The latest report, which comes 18 months after Tessian’s 2020 edition, revealed that two in five respondents (40 per cent) have sent work emails to the wrong person, and 39% of employees have sent an email with the wrong attachment in the last 12 months.
While the percentage of employees who have sent emails to the wrong person has dropped since July 2020 (by 8 per cent), the report found that the consequences of making mistakes that compromise cybersecurity have become more severe.
The percentage of people who said their business lost a customer or client due to them sending an email to the wrong person went up from 20 per cent in 2020 to 29 per cent in 2021. In addition, 21 per cent of employees said they lost their job after making the error - up from 12 per cent reported in 2020.
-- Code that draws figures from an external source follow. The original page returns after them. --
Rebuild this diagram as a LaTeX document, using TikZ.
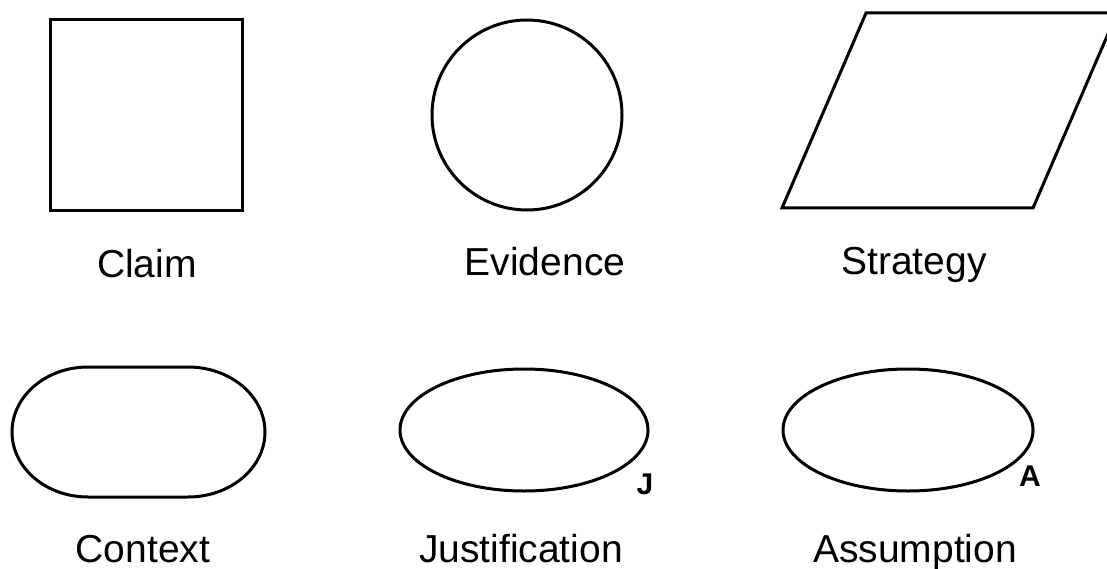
\documentclass[tikz,border=0pt]{standalone}
\usepackage{fontspec}
\setmainfont{Liberation Sans}
\usepackage{xcolor}
\usepackage{tikz}

\begin{document}
\begin{tikzpicture}[x=1pt, y=-1pt,
  shapeline/.style={line width=3pt, color=black, line join=miter},
  lbl/.style={anchor=base, inner sep=0pt, font=\fontsize{39}{44}\selectfont},
  tag/.style={inner sep=0pt, font=\fontsize{30}{33}\selectfont\bfseries}]
\useasboundingbox (0,0) rectangle (1107,569);
% claim
\draw[shapeline] (50,20) rectangle (242,211);
\node[lbl] (claim) at (147,277) {Claim};
% evidence
\draw[shapeline] (527,115) circle[radius=95];
\node[lbl] (evidence) at (545,275) {Evidence};
% strategy
\draw[shapeline] (782,208) -- (866,13) -- (1117,13) -- (1033,208) -- cycle;
\node[lbl] (strategy) at (914,274) {Strategy};
% context
\draw[shapeline] (88,367) -- (188,367) arc[start angle=-90, end angle=90, x radius=77, y radius=65]
  -- (88,497) arc[start angle=90, end angle=270, x radius=76, y radius=65] -- cycle;
\node[lbl] (context) at (143,562) {Context};
% justification
\draw[shapeline] (524,430) ellipse[x radius=124, y radius=61];
\node[tag] (jtag) at (645,484) {J};
\node[lbl] (justification) at (521,562) {Justification};
% assumption
\draw[shapeline] (908,430) ellipse[x radius=125, y radius=61];
\node[tag] (atag) at (1030,476) {A};
\node[lbl] (assumption) at (915,562) {Assumption};
\end{tikzpicture}
\end{document}
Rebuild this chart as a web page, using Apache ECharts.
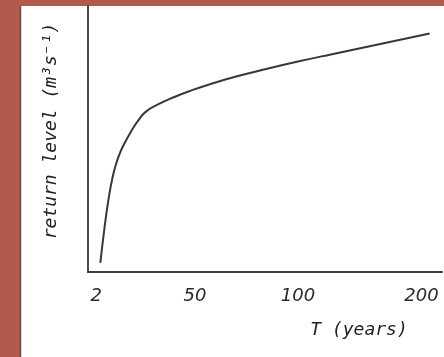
<!DOCTYPE html>
<html>
<head>
<meta charset="utf-8">
<script src="https://cdn.jsdelivr.net/npm/echarts@6/dist/echarts.min.js"></script>
<style>html,body{margin:0;padding:0;background:#b15a4d;}#c{width:444px;height:357px;}</style>
</head>
<body>
<div id="c"></div>
<script>
// Return period categories (years) along the sketched T axis
const xCategories = ['0','1','2','4','6','8','10','12','14','16','18','20','22','24','26','28','30','32','34','36','38','40','42','44','46','48','50','52','54','56','58','60','62','64','66','68','70','72','74','76','78','80','82','84','86','88','90','92','94','96','98','100','103','107','110','113','117','120','123','127','130','133','137','140','143','147','150','153','157','160','163','167','170','173','177','180','183','187','190','193','197','200','203','207','210','213','217'];
// Tick labels shown on the T axis
const xTickLabels = ['2','50','100','200'];
// Return level curve (arbitrary units)
const curveT = ['4','6','8','10','12','14','16','18','20','22','26','32','40','48','58','70','84','100','127','153','180','207'];
const curveLevel = [3.4,16.5,27.5,35.8,41.5,45.6,48.8,51.6,54.2,56.5,60.2,63.0,65.8,68.2,70.8,73.5,76.2,79.1,81.8,84.4,87.0,89.7];

const chart = echarts.init(document.getElementById('c'), null, {renderer: 'canvas'});
const font = 'DejaVu Sans';
const titleFont = 'DejaVu Sans Mono';
chart.setOption({
  backgroundColor: '#b15a4d',
  animation: false,
  graphic: [
    {type: 'rect', left: 20, top: 6, z: -10, shape: {width: 424, height: 351}, style: {fill: '#ffffff'}},
    {type: 'line', z: -9, shape: {x1: 20.5, y1: 6, x2: 20.5, y2: 357}, style: {stroke: '#555555', lineWidth: 1.5}}
  ],
  grid: {left: 88, top: 6, right: 2, bottom: 85, containLabel: false},
  xAxis: {
    type: 'category',
    data: xCategories,
    boundaryGap: false,
    axisLine: {show: true, onZero: false, lineStyle: {color: '#3c3c3c', width: 2}},
    axisTick: {show: false},
    splitLine: {show: false},
    axisLabel: {
      interval: function (idx, val) { return xTickLabels.indexOf(val) >= 0; },
      margin: 15, color: '#2a2a2a', fontFamily: font, fontStyle: 'italic', fontSize: 18
    },
    name: 'T (years)',
    nameLocation: 'middle',
    nameGap: 49,
    nameTextStyle: {color: '#222', fontFamily: titleFont, fontStyle: 'italic', fontSize: 18, padding: [0, 0, 0, 188]}
  },
  yAxis: {
    type: 'value',
    min: 0, max: 100,
    axisLine: {show: true, lineStyle: {color: '#4a4a4a', width: 2}},
    axisTick: {show: false},
    axisLabel: {show: false},
    splitLine: {show: false},
    name: 'return level (m³s⁻¹)',
    nameLocation: 'middle',
    nameGap: 28,
    nameTextStyle: {color: '#222', fontFamily: titleFont, fontStyle: 'italic', fontSize: 18, padding: [0, 0, 0, 16]}
  },
  series: [{
    type: 'line',
    data: curveT.map((t, i) => [t, curveLevel[i]]),
    showSymbol: false,
    smooth: 0.5,
    lineStyle: {color: '#383838', width: 2}
  }]
});
</script>
</body>
</html>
As well as reporting the accidental data loss to their customers - something 35 per cent of respondents said they did - businesses also had to report the incidents to regulators. In fact, the number of breaches reported to the ICO, caused by data being sent to the wrong person on email, was 32% higher in the first nine months of 2021 than the same period in 2020.
With harsher consequences in place, Tessian’s report reveals fewer employees are reporting their mistakes to IT. One in five (21%) didn’t report security incidents, versus 16% in 2020, resulting in security teams having less visibility of threats in their organisation.
To Josh Yavor, Chief Information Security Officer at Tessian, businesses need to encourage employees to admit to mistakes, free of shame. He said:
“Rewards are far more effective than punishment. If employees feel uncomfortable in reporting security mistakes, security teams will never have full visibility into these threats. So rather than scaring employees into compliance, encourage employees to engage with security by creating positive security experiences so that you can cement a partnership mindset between security teams and staff. Those positive incentives will help combat security nihilism and build strong security cultures.”
When asked why emails were sent to the wrong person, 50 per cent of employees said they were under pressure to send the email quickly – up from 34 per cent in 2020. Nearly half of respondents (49 per cent) said it was because they weren’t paying attention, versus 36 per cent in 2020, while 47 per cent said they were distracted - up from 41% in 2020.
Academics who contributed to the report suggest these increases in mistakes caused by stress and distraction could be linked to changes to working environments over the past 18 months.
Jeff Hancock, Harry and Norman Chandler Professor of Communication at Stanford University explained:
“With the shift to hybrid work, people are contending with more distractions, frequent changes to working environments, and the very real issue of Zoom fatigue - something they didn’t face two years ago. You also have to consider the impact that the Great Resignation is having on people’s workloads. When stressed, distracted and tired, people’s cognitive loads become overwhelmed and that’s when mistakes happen. Businesses, therefore, need to understand how factors like stress affect people’s cybersecurity behaviours and take steps to support employees so that they can work productively and securely.”